§ RECORD EXCERPTS:
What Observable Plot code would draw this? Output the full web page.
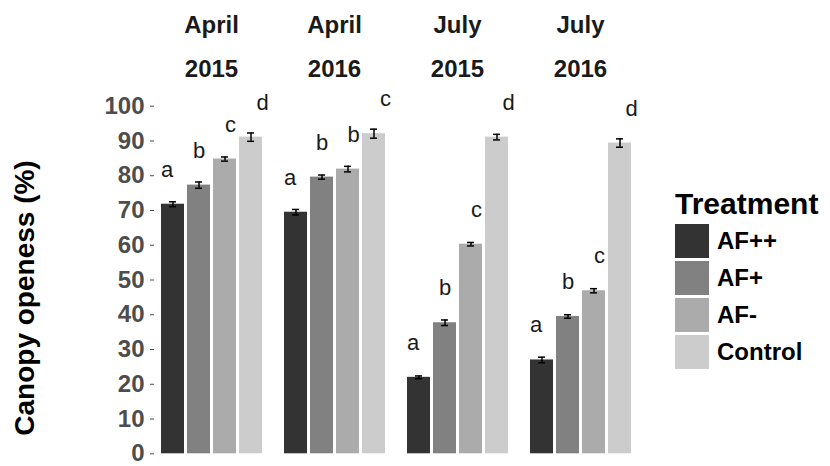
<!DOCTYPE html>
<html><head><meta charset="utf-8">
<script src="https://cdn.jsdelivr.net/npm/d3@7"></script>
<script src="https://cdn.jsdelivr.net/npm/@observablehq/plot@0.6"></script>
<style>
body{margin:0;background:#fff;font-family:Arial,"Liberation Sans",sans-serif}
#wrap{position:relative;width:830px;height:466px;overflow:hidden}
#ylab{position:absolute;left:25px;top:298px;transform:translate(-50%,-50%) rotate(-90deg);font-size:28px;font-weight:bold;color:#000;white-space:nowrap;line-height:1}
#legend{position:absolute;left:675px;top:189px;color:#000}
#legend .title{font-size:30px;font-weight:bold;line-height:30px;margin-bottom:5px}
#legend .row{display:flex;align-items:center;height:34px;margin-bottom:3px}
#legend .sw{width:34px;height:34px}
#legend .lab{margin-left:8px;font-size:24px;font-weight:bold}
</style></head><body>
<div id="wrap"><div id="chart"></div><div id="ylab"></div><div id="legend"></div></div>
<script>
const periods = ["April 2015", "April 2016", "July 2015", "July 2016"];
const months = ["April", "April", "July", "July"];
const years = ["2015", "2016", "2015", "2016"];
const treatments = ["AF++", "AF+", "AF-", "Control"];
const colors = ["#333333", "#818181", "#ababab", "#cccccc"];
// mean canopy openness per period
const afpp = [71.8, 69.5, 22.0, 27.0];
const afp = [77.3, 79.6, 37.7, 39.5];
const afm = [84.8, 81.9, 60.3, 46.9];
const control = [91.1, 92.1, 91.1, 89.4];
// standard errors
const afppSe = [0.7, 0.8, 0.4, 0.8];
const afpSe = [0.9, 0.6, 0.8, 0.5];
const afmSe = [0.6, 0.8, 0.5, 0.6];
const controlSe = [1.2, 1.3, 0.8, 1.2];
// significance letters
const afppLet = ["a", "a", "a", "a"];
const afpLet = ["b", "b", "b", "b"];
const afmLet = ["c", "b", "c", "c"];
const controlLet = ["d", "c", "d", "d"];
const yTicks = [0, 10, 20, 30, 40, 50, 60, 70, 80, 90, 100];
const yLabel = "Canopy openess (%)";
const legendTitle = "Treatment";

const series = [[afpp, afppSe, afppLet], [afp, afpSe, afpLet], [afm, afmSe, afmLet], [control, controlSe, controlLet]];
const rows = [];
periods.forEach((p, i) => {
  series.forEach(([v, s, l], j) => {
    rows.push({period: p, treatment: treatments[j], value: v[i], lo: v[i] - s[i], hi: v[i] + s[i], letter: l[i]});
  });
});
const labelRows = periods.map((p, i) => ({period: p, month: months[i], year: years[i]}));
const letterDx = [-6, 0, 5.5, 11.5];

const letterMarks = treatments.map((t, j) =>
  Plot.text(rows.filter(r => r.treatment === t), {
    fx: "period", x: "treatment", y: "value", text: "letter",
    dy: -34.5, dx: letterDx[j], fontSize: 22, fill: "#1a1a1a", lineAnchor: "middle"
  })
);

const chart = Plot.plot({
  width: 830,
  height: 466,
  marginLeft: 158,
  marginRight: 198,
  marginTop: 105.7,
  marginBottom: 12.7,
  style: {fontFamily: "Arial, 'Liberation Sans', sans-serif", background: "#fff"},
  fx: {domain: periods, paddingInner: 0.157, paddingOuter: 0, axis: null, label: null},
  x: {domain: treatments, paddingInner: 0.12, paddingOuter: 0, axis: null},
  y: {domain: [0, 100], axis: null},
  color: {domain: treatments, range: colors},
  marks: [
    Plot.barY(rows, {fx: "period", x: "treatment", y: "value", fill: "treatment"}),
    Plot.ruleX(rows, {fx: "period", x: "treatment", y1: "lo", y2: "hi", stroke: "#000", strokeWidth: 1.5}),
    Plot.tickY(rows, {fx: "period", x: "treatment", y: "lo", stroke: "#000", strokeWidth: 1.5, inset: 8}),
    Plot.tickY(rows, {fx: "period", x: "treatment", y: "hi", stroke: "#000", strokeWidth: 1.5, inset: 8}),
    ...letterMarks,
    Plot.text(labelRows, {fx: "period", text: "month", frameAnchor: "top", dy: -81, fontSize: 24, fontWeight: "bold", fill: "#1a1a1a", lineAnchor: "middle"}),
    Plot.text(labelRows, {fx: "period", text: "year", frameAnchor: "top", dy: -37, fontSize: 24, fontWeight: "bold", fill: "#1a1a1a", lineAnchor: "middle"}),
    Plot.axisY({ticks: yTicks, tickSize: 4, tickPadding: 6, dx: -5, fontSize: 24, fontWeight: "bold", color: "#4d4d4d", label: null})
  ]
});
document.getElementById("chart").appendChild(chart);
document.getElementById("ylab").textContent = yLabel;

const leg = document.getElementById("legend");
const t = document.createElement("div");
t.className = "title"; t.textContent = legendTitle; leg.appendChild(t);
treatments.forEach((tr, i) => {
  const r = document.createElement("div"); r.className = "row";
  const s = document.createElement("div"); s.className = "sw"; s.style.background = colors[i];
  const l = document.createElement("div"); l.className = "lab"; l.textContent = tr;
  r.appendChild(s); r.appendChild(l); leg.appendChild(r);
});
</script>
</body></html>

...

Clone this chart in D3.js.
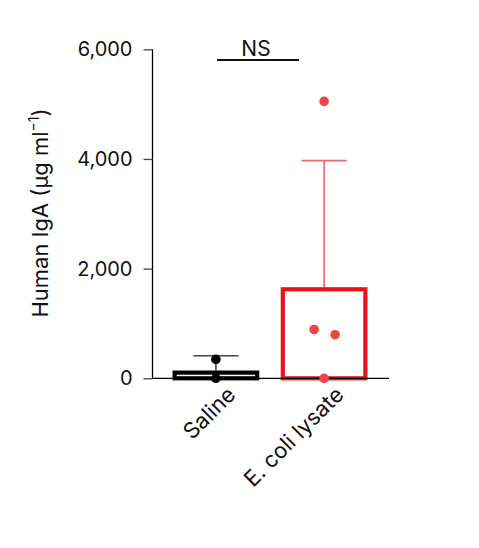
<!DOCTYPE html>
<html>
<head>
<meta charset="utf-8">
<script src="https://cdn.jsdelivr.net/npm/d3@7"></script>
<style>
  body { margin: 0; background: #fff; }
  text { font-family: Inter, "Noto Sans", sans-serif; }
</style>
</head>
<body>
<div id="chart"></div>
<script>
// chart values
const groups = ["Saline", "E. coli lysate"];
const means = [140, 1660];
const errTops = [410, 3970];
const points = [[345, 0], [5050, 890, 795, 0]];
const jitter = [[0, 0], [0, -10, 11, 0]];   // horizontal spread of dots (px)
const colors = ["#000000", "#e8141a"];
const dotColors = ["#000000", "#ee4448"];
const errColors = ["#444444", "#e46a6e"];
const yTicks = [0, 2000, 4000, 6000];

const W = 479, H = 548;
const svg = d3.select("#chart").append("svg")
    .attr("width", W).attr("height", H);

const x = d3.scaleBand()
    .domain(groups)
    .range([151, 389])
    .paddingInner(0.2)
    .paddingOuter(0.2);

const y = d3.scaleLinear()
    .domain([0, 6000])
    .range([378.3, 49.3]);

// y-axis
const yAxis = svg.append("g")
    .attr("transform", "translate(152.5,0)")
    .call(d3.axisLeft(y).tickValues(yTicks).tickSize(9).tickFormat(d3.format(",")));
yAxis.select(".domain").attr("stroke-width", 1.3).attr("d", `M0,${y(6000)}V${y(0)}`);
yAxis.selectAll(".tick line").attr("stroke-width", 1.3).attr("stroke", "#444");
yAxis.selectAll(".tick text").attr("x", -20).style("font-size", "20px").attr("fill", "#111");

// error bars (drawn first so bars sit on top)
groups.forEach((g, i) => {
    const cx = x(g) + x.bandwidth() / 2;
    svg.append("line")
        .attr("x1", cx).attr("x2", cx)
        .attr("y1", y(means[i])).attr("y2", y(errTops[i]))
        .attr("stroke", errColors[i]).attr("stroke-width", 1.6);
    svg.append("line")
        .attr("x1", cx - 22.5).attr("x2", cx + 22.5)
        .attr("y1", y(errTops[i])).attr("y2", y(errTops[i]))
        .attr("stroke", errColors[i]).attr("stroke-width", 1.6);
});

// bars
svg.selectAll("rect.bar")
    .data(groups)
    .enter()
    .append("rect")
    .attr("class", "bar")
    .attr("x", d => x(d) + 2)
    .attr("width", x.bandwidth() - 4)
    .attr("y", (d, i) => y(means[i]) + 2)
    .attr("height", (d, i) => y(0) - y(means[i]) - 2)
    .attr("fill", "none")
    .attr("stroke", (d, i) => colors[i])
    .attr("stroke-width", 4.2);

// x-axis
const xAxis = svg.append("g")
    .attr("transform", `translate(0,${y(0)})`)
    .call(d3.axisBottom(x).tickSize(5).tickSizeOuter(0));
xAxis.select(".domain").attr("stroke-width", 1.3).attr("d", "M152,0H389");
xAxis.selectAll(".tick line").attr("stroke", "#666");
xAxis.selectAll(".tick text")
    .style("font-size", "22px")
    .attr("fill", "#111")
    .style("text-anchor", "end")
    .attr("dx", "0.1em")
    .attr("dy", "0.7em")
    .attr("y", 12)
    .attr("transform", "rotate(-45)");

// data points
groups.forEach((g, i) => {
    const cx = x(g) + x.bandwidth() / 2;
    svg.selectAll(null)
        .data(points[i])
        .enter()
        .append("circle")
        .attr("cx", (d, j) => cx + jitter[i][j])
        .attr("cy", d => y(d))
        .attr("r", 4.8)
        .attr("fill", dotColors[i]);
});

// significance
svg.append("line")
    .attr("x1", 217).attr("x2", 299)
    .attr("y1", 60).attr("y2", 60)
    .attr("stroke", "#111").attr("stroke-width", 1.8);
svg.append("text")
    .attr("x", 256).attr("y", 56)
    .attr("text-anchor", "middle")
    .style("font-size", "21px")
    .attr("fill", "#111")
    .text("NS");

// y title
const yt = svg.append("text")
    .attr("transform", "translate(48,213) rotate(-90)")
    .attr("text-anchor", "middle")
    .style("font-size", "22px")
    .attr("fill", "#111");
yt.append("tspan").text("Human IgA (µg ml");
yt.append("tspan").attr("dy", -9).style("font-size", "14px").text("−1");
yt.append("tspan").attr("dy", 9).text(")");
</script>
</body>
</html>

§ INSTRUCTIONS TO FOLLOW: Find every line above that contains the word "chart", and return each one.

§ EXERCISE SOLUTION:
<div id="wrap"><div id="chart"></div><div id="ylab"></div><div id="legend"></div></div>
const chart = Plot.plot({
document.getElementById("chart").appendChild(chart);
Clone this chart in D3.js.
<div id="chart"></div>
// chart values
const svg = d3.select("#chart").append("svg")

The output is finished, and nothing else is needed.